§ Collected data
===============

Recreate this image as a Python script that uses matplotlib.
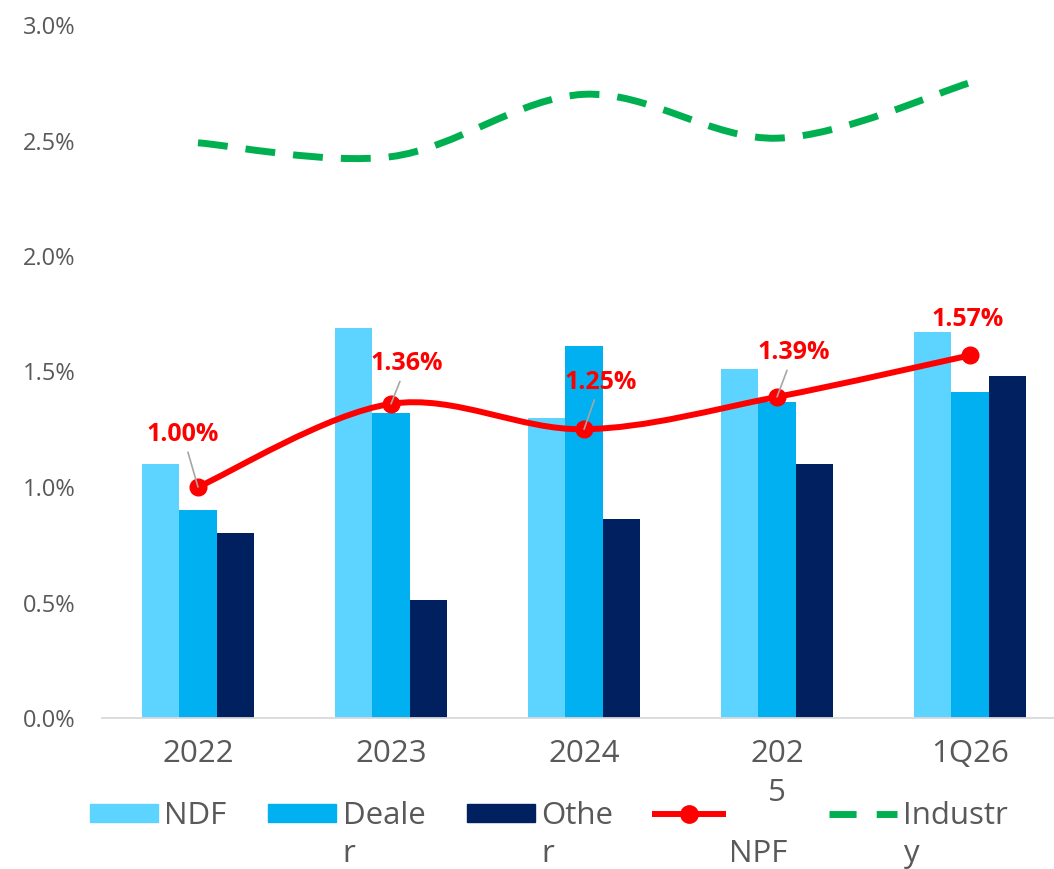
import matplotlib
matplotlib.use("Agg")
import matplotlib.pyplot as plt
from matplotlib.path import Path
from matplotlib.patches import PathPatch, Patch
from matplotlib.lines import Line2D

plt.rcParams['font.family'] = ['Open Sans', 'DejaVu Sans']

# data (values in %)
categories = ["2022", "2023", "2024", "2025", "1Q26"]
tick_labels = ["2022", "2023", "2024", "202\n5", "1Q26"]
ndf = [1.10, 1.69, 1.30, 1.51, 1.67]
dealer = [0.90, 1.32, 1.61, 1.37, 1.41]
other = [0.80, 0.51, 0.86, 1.10, 1.48]
npf = [1.00, 1.36, 1.25, 1.39, 1.57]
industry = [2.49, 2.43, 2.70, 2.51, 2.75]
npf_labels = ["1.00%", "1.36%", "1.25%", "1.39%", "1.57%"]
# label offsets (points) for the NPF data labels
label_offsets = [(-11, 38), (11.5, 29), (12, 34), (12, 32), (-1.5, 26)]

c_ndf = '#5DD3FF'
c_dealer = '#00B0F0'
c_other = '#002060'
c_npf = '#FF0000'
c_ind = '#00B050'
c_text = '#595959'


def smooth_path(xs, ys):
    # excel-like smoothed line (catmull-rom as cubic bezier)
    pts = list(zip(xs, ys))
    n = len(pts)
    verts = [pts[0]]
    codes = [Path.MOVETO]
    for i in range(n - 1):
        p0 = pts[i - 1] if i > 0 else pts[i]
        p1 = pts[i]
        p2 = pts[i + 1]
        p3 = pts[i + 2] if i + 2 < n else pts[i + 1]
        c1 = (p1[0] + (p2[0] - p0[0]) / 6, p1[1] + (p2[1] - p0[1]) / 6)
        c2 = (p2[0] - (p3[0] - p1[0]) / 6, p2[1] - (p3[1] - p1[1]) / 6)
        verts += [c1, c2, p2]
        codes += [Path.CURVE4] * 3
    return Path(verts, codes)


W, H = 1054, 869
fig = plt.figure(figsize=(W / 100, H / 100), dpi=100)
ax = fig.add_axes([101.5 / W, (H - 718) / H, (W - 101.5) / W, (718 - 25) / H])

x = list(range(len(categories)))
bw = 0.195
ax.bar([i - bw for i in x], ndf, bw, color=c_ndf, zorder=2)
ax.bar(x, dealer, bw, color=c_dealer, zorder=2)
ax.bar([i + bw for i in x], other, bw, color=c_other, zorder=2)

ax.add_patch(PathPatch(smooth_path(x, industry), fill=False, edgecolor=c_ind,
                       lw=5, linestyle=(0, (4.3, 2.6)), capstyle='butt', zorder=3))
ax.add_patch(PathPatch(smooth_path(x, npf), fill=False, edgecolor=c_npf,
                       lw=4.3, zorder=4))
ax.plot(x, npf, 'o', color=c_npf, ms=12, zorder=5)

for i, (v, lab) in enumerate(zip(npf, npf_labels)):
    arrow = dict(arrowstyle='-', color='#A6A6A6', lw=1.2, shrinkA=2, shrinkB=0) if i < 4 else None
    ax.annotate(lab, (i, v), xytext=label_offsets[i], textcoords='offset points',
                ha='center', va='center', color=c_npf, fontsize=18, fontweight='bold',
                arrowprops=arrow, zorder=6)

ax.set_xlim(-0.5, 4.435)
ax.set_ylim(0, 3.0)
ax.set_yticks([0, 0.5, 1.0, 1.5, 2.0, 2.5, 3.0])
ax.set_yticklabels([f"{t:.1f}%" for t in ax.get_yticks()])
ax.set_xticks(x)
ax.set_xticklabels(tick_labels)
ax.tick_params(axis='y', length=0, pad=19, labelsize=17, labelcolor=c_text)
ax.tick_params(axis='x', length=0, pad=15, labelsize=22.5, labelcolor=c_text)
for t in ax.get_xticklabels():
    t.set_linespacing(1.4)
for s in ['top', 'right', 'left']:
    ax.spines[s].set_visible(False)
ax.spines['bottom'].set_color('#D9D9D9')
ax.spines['bottom'].set_linewidth(1.3)

handles = [Patch(color=c_ndf), Patch(color=c_dealer), Patch(color=c_other),
           Line2D([], [], color=c_npf, lw=4.3, marker='o', ms=12.5),
           Line2D([], [], color=c_ind, lw=5, linestyle=(0, (3.9, 2.9)))]
first_lines = ["NDF", "Deale", "Othe", "NPF", "Industr"]
second_lines = ["", "r", "r", "NPF", "y"]
leg = fig.legend(handles, first_lines, loc='center left',
                 bbox_to_anchor=(90 / W, 1 - 816 / H), ncol=5, frameon=False,
                 fontsize=22.5, handlelength=2.18, handleheight=0.5,
                 handletextpad=0.2, columnspacing=1.33, borderpad=0, borderaxespad=0,
                 labelcolor=c_text)
leg.get_texts()[3].set_alpha(0)

fig.canvas.draw()
r = fig.canvas.get_renderer()
for t, s in zip(leg.get_texts(), second_lines):
    if s:
        bb = t.get_window_extent(r)
        fig.text(bb.x0 / W, 1 - 854 / H, s, fontsize=22.5, color=c_text,
                 ha='left', va='center')

fig.savefig('out.png', dpi=100)
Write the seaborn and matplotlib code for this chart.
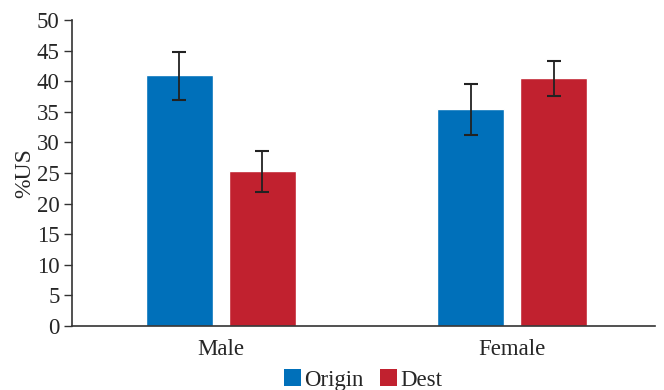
import matplotlib
matplotlib.use("Agg")
import matplotlib.pyplot as plt
import seaborn as sns
import pandas as pd
import numpy as np
from matplotlib.patches import Patch

groups = ["Male", "Female"]
series = ["Origin", "Dest"]
origin_vals = [41.0, 35.5]
dest_vals = [25.3, 40.5]
origin_lo = [37.0, 31.2]
origin_hi = [44.7, 39.6]
dest_lo = [21.9, 37.6]
dest_hi = [28.6, 43.3]
colors = ["#0070BA", "#C1212F"]

sns.set_theme(style="white")
plt.rcParams["font.family"] = ["Liberation Serif", "DejaVu Serif"]

df = pd.DataFrame({
    "group": groups * 2,
    "series": [series[0]] * 2 + [series[1]] * 2,
    "value": origin_vals + dest_vals,
    "lo": origin_lo + dest_lo,
    "hi": origin_hi + dest_hi,
})

fig = plt.figure(figsize=(6.64, 3.9), dpi=100)
ax = fig.add_axes([0.1084, 0.1641, 0.8780, 0.7846])
sns.barplot(data=df, x="group", y="value", hue="series", order=groups,
            hue_order=series, palette=colors, width=0.568, gap=0.19,
            errorbar=None, saturation=1, ax=ax, legend=False)

for container, s in zip(ax.containers, series):
    sub = df[df["series"] == s].set_index("group").loc[groups]
    xs = [p.get_x() + p.get_width() / 2 for p in container.patches]
    ys = sub["value"].values
    yerr = np.vstack([ys - sub["lo"].values, sub["hi"].values - ys])
    ax.errorbar(xs, ys, yerr=yerr, fmt="none", ecolor="#222222",
                elinewidth=1.3, capsize=5, capthick=1.5, zorder=5)

ax.set_xlim(-0.51, 1.49)
ax.set_ylim(0, 50)
ax.set_yticks(np.arange(0, 51, 5))
ax.set_xlabel("")
ax.set_ylabel("%US", fontsize=17, labelpad=1)
ax.tick_params(axis="y", which="both", left=True, direction="out", length=6,
               width=1, color="#333333", labelsize=16.5, pad=3)
ax.tick_params(axis="x", bottom=False, labelsize=16.5, pad=3)
for side in ["top", "right"]:
    ax.spines[side].set_visible(False)
for side in ["left", "bottom"]:
    ax.spines[side].set_color("#333333")
    ax.spines[side].set_linewidth(1.2)

handles = [Patch(facecolor=c, edgecolor="none", label=s) for c, s in zip(colors, series)]
fig.legend(handles=handles, loc="lower center", bbox_to_anchor=(0.547, -0.055),
           ncol=2, frameon=False, fontsize=16.5, handlelength=0.75, handleheight=0.75,
           handletextpad=0.15, columnspacing=0.7)

fig.savefig("out.png", dpi=100)
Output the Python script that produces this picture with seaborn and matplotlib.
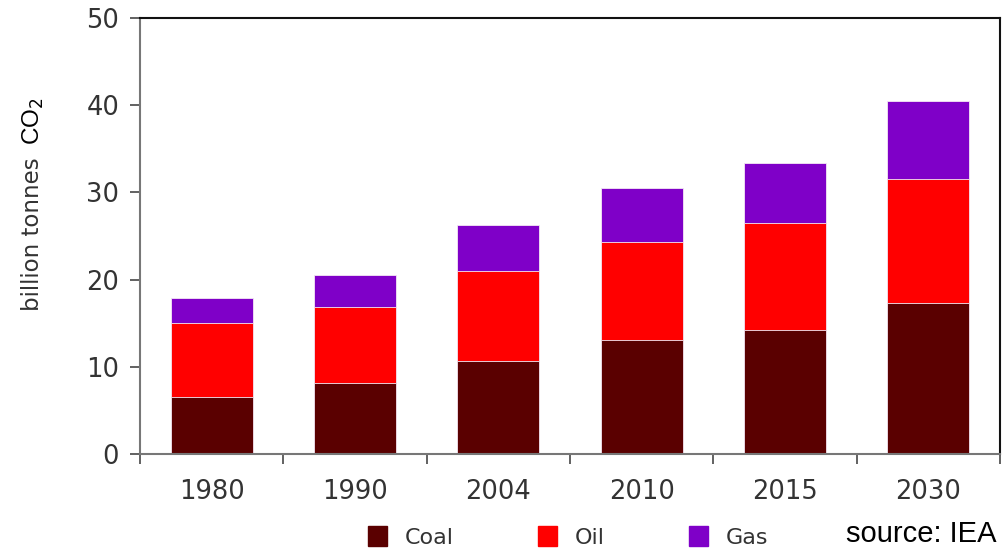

===============

§ Short task
Exactly restate the lines from the beginning of the data through the line with "ax.bar([i + bw", and no others, keeping pictures out.

§ Exercise solution
Recreate this image as a Python script that uses matplotlib.
import matplotlib
matplotlib.use("Agg")
import matplotlib.pyplot as plt
from matplotlib.path import Path
from matplotlib.patches import PathPatch, Patch
from matplotlib.lines import Line2D

plt.rcParams['font.family'] = ['Open Sans', 'DejaVu Sans']

# data (values in %)
categories = ["2022", "2023", "2024", "2025", "1Q26"]
tick_labels = ["2022", "2023", "2024", "202\n5", "1Q26"]
ndf = [1.10, 1.69, 1.30, 1.51, 1.67]
dealer = [0.90, 1.32, 1.61, 1.37, 1.41]
other = [0.80, 0.51, 0.86, 1.10, 1.48]
npf = [1.00, 1.36, 1.25, 1.39, 1.57]
industry = [2.49, 2.43, 2.70, 2.51, 2.75]
npf_labels = ["1.00%", "1.36%", "1.25%", "1.39%", "1.57%"]
# label offsets (points) for the NPF data labels
label_offsets = [(-11, 38), (11.5, 29), (12, 34), (12, 32), (-1.5, 26)]

c_ndf = '#5DD3FF'
c_dealer = '#00B0F0'
c_other = '#002060'
c_npf = '#FF0000'
c_ind = '#00B050'
c_text = '#595959'


def smooth_path(xs, ys):
    # excel-like smoothed line (catmull-rom as cubic bezier)
    pts = list(zip(xs, ys))
    n = len(pts)
    verts = [pts[0]]
    codes = [Path.MOVETO]
    for i in range(n - 1):
        p0 = pts[i - 1] if i > 0 else pts[i]
        p1 = pts[i]
        p2 = pts[i + 1]
        p3 = pts[i + 2] if i + 2 < n else pts[i + 1]
        c1 = (p1[0] + (p2[0] - p0[0]) / 6, p1[1] + (p2[1] - p0[1]) / 6)
        c2 = (p2[0] - (p3[0] - p1[0]) / 6, p2[1] - (p3[1] - p1[1]) / 6)
        verts += [c1, c2, p2]
        codes += [Path.CURVE4] * 3
    return Path(verts, codes)


W, H = 1054, 869
fig = plt.figure(figsize=(W / 100, H / 100), dpi=100)
ax = fig.add_axes([101.5 / W, (H - 718) / H, (W - 101.5) / W, (718 - 25) / H])

x = list(range(len(categories)))
bw = 0.195
ax.bar([i - bw for i in x], ndf, bw, color=c_ndf, zorder=2)
ax.bar(x, dealer, bw, color=c_dealer, zorder=2)
ax.bar([i + bw for i in x], other, bw, color=c_other, zorder=2)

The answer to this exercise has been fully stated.